Últimos Poemas
Autores: Gregory Corso
Tradução: Márcio Simões
Editora: Sol Negro
Ano: 2023
Páginas: 170
Por Pablo Capistrano
Se a santíssima trindade Beatnik fosse um quarteto, o poeta nova iorquino Gregory Corso certamente seria o “quarto elemento” junto a Jack Kerouac, Allen Ginsberg e William Burroughs.
Autor de mais de vinte títulos entre livros de poesia, romances e peças de teatro, Corso não é tão estudado, por esses nossos litorais, quando seus outros companheiros de geração. Desde que a mitológica editora LP&M de Porto Alegre lançou, em 1984, a tradução de Eduardo Bueno para dois dos seus primeiros livros – Gasolina, de 1958 e Lady Vestal e outros poemas, de 1955 -, Corso sempre aparece meio como um apêndice no quadro canônico da geração beat. Nada mais injusto com aquele que, segundo a dedicatória que o próprio Allen Ginsberg lhe fez em seu Selected poems seria um: “mestre da sabedoria, gênio americano do Idioma antigo e moderno, pai-poeta da concisão”.

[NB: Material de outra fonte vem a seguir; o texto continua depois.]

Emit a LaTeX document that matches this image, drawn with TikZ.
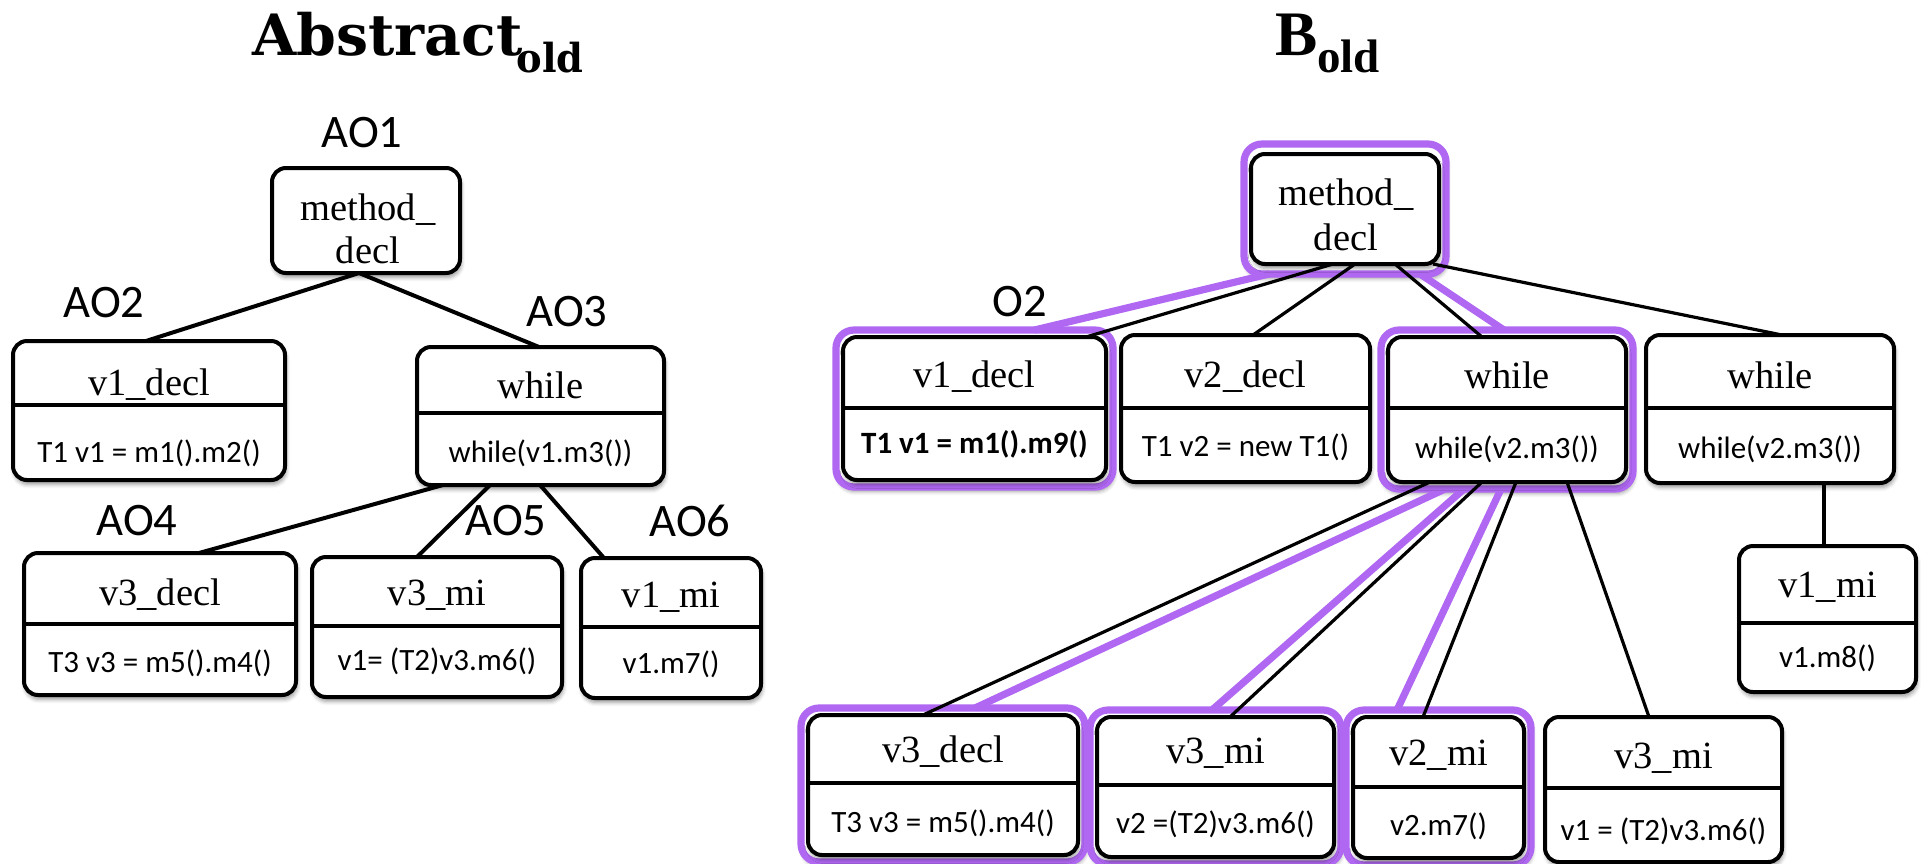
\documentclass[tikz,border=0pt]{standalone}
\usepackage{fontspec}
\setmainfont{Liberation Serif}
\newfontfamily\calfont{Carlito}
\newfontfamily\slabfont{DejaVu Serif}
\usetikzlibrary{calc,fit,backgrounds,shadows.blur}
\definecolor{hlpurple}{RGB}{176,104,242}

\tikzset{
  softshadow/.style={blur shadow={shadow xshift=0.6pt, shadow yshift=-2.2pt,
      shadow blur radius=2pt, shadow opacity=40}},
  treebox/.style={draw=black, line width=2pt, rounded corners=7pt, fill=white,
      inner sep=0pt, outer sep=0pt, softshadow},
  divider/.style={line width=2pt},
  headtext/.style={font=\fontsize{19.25pt}{23pt}\selectfont, inner sep=0pt},
  codetext/.style={font=\calfont\fontsize{15.5pt}{18pt}\selectfont, inner sep=0pt},
  taglabel/.style={font=\calfont\fontsize{23.3pt}{28pt}\selectfont, inner sep=0pt},
  edge/.style={line width=2pt},
  thinedge/.style={line width=1.6pt},
  hledge/.style={draw=hlpurple, line width=3.6pt},
  hlframe/.style={draw=hlpurple, line width=3.6pt, rounded corners=9pt, fill=white,
      inner sep=3.5pt, outer sep=0pt, softshadow},
  titleA/.style={font=\slabfont\bfseries\fontsize{28.5pt}{32pt}\selectfont, inner sep=0pt},
  titleAsub/.style={font=\slabfont\bfseries\fontsize{20pt}{24pt}\selectfont, inner sep=0pt},
  titleB/.style={font=\bfseries\fontsize{31.7pt}{36pt}\selectfont, inner sep=0pt},
  titleBsub/.style={font=\bfseries\fontsize{23.5pt}{27pt}\selectfont, inner sep=0pt},
}

% name, centre, width, height, divider y, heading, heading baseline, code, code baseline
\newcommand\treebox[9]{%
  \node[treebox, minimum width=#3*0.5pt, minimum height=#4*0.5pt] (#1) at (#2) {};
  \draw[divider] (#1.west |- 0,#5) -- (#1.east |- 0,#5);
  \node[headtext, anchor=base] (#1-t) at (#1 |- 0,#7) {#6};
  \node[codetext, anchor=base] (#1-c) at (#1 |- 0,#9) {#8};
}

\begin{document}
\begin{tikzpicture}[x=0.5pt, y=-0.5pt]
\useasboundingbox (0,0) rectangle (1921,863);

% ---------- titles ----------
\node[titleA, anchor=base west] (tA) at (252,55) {Abstract};
\node[titleAsub, anchor=base west] (tAo) at (516,72) {\scalebox{0.96}[1]{old}};
\node[titleB, anchor=base west] (tB) at (1275,55) {B};
\node[titleBsub, anchor=base west] (tBo) at (1317,72) {old};

% ---------- left tree ----------
\node[treebox, minimum width=188*0.5pt, minimum height=105*0.5pt] (L1) at (366,220.5) {};
\node[headtext, anchor=base] (L1-t) at (368,220) {method\_};
\node[headtext, anchor=base] (L1-u) at (368,263) {decl};
\treebox{L2}{149,410.5}{272}{139}{405}{v1\_decl}{395}{T1 v1 = m1().m2()}{462}
\treebox{L3}{540.5,416}{247}{138}{413}{while}{398}{while(v1.m3())}{462}
\treebox{L4}{160,624}{272}{142}{624}{v3\_decl}{605}{T3 v3 = m5().m4()}{672}
\treebox{L5}{437,627}{250}{140}{626}{v3\_mi}{605}{v1= (T2)v3.m6()}{670}
\treebox{L6}{671,628}{180}{140}{627}{v1\_mi}{607}{v1.m7()}{673}

\node[taglabel] (AO1) at (362,133) {AO1};
\node[taglabel] (AO2) at (104,303) {AO2};
\node[taglabel] (AO3) at (567,312) {AO3};
\node[taglabel] (AO4) at (137,521) {AO4};
\node[taglabel] (AO5) at (506,521) {AO5};
\node[taglabel] (AO6) at (690,521) {AO6};

% ---------- right tree ----------
\node[treebox, minimum width=188*0.5pt, minimum height=110*0.5pt] (R1) at (1345,209) {};
\node[headtext, anchor=base] (R1-t) at (1346,205) {method\_};
\node[headtext, anchor=base] (R1-u) at (1346,250) {decl};
\treebox{R2}{974.5,408.5}{263}{143}{408}{v1\_decl}{387}{\bfseries T1 v1 = m1().m9()}{453}
\treebox{R3}{1245.5,408.5}{249}{147}{408}{v2\_decl}{387}{T1 v2 = new T1()}{456}
\treebox{R4}{1507,409.5}{238}{145}{408}{while}{388}{while(v2.m3())}{458}
\treebox{R5}{1770,409}{248}{148}{408}{while}{388}{while(v2.m3())}{458}
\treebox{R6}{1827.5,619}{177}{146}{623}{v1\_mi}{597}{v1.m8()}{667}
\treebox{B1}{943,785}{270}{140}{783}{v3\_decl}{762}{T3 v3 = m5().m4()}{832}
\treebox{B2}{1215.5,787}{237}{140}{785}{v3\_mi}{763}{v2 =(T2)v3.m6()}{833}
\treebox{B3}{1438.5,787.5}{171}{141}{787}{v2\_mi}{765}{v2.m7()}{835}
\treebox{B4}{1663.5,789.5}{237}{145}{788}{v3\_mi}{768}{v1 = (T2)v3.m6()}{840}

\node[taglabel] (O2) at (1020,302) {O2};

% ---------- highlight frames and connectors (behind the boxes) ----------
\begin{scope}[on background layer]
  \node[hlframe, fit=(R1), inner ysep=5pt] (R1h) {};
  \node[hlframe, fit=(R2)] (R2h) {};
  \node[hlframe, fit=(R4)] (R4h) {};
  \node[hlframe, fit=(B1)] (B1h) {};
  \node[hlframe, fit=(B2)] (B2h) {};
  \node[hlframe, fit=(B3)] (B3h) {};

  % left tree
  \draw[edge] ($(L1.south)+(-7,0)$) -- ($(L2.north)+(-3,0)$);
  \draw[edge] ($(L1.south)+(-7,0)$) -- ($(L3.north)+(-1.5,0)$);
  \draw[edge] ($(L3.south)+(-97.5,0)$) -- ($(L4.north)+(39,0)$);
  \draw[edge] ($(L3.south)+(-50.5,0)$) -- ($(L5.north)+(-20,0)$);
  \draw[edge] ($(L3.south)+(-0.5,0)$) -- ($(L6.north)+(-67,0)$);

  % right tree, highlighted path
  \draw[hledge] ($(R1h.south)+(-76,0)$) -- ($(R2h.north)+(60,0)$);
  \draw[hledge] ($(R1h.south)+(75,0)$) -- ($(R4h.north)+(-3,0)$);
  \draw[hledge] ($(R4h.south)+(-62,0)$) -- ($(B1h.north)+(32,0)$);
  \draw[hledge] ($(R4h.south)+(-43,0)$) -- ($(B2h.north)+(-3.5,0)$);
  \draw[hledge] ($(R4h.south)+(-6,0)$) -- ($(B3h.north)+(-41.5,0)$);

  % right tree
  \draw[thinedge] ($(R1.south)+(-12,0)$) -- ($(R2.north)+(111.5,0)$);
  \draw[thinedge] ($(R1.south)+(10,0)$) -- ($(R3.north)+(7.5,0)$);
  \draw[thinedge] ($(R1.south)+(50,0)$) -- ($(R4.north)+(-25,0)$);
  \draw[thinedge] ($(R1.south)+(88,0)$) -- ($(R5.north)+(12,0)$);
  \draw[thinedge] ($(R5.south)+(54,0)$) -- ($(R6.north)+(-3.5,0)$);
  \draw[thinedge] ($(R4.south)+(-77,0)$) -- ($(B1.north)+(-20,0)$);
  \draw[thinedge] ($(R4.south)+(-25,0)$) -- ($(B2.north)+(14.5,0)$);
  \draw[thinedge] ($(R4.south)+(9,0)$) -- ($(B3.north)+(-15.5,0)$);
  \draw[thinedge] ($(R4.south)+(60,0)$) -- ($(B4.north)+(-14.5,0)$);
\end{scope}
\end{tikzpicture}
\end{document}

Corso começou a ler poesia e descobrir a literatura na prisão, para onde foi mandando no final dos anos 40. Quando saiu da cadeia, com a cabeça cheia de ideias e livros, conheceu Ginsberg, aquele que seria um dos seus amigos mais próximos e defensor literário por toda vida, em um bar no Greenwich Village, mergulhando de cabeça na vida boêmia e literária daqueles anos.
Abandonado pela mãe com um ano de idade, Corso passou a infância e a adolescência em orfanatos, casas de adoção e reformatórios. Esses aspectos mais perturbadores e traumáticos de sua formação são, de certa maneira, matéria prima sempre recorrente de seus escritos, especialmente na sua poesia derradeira.
A coletânea de poemas que a Sol Negro traz em sua edição, com a tradução certeira de Márcio Simões, são o registro de 55 dos 110 poemas publicados em 2022, pela Lithic Press, contando, de quebra, com a introdução de Raymond Foye, que organizou a publicação norte americana junto com George Scrivani.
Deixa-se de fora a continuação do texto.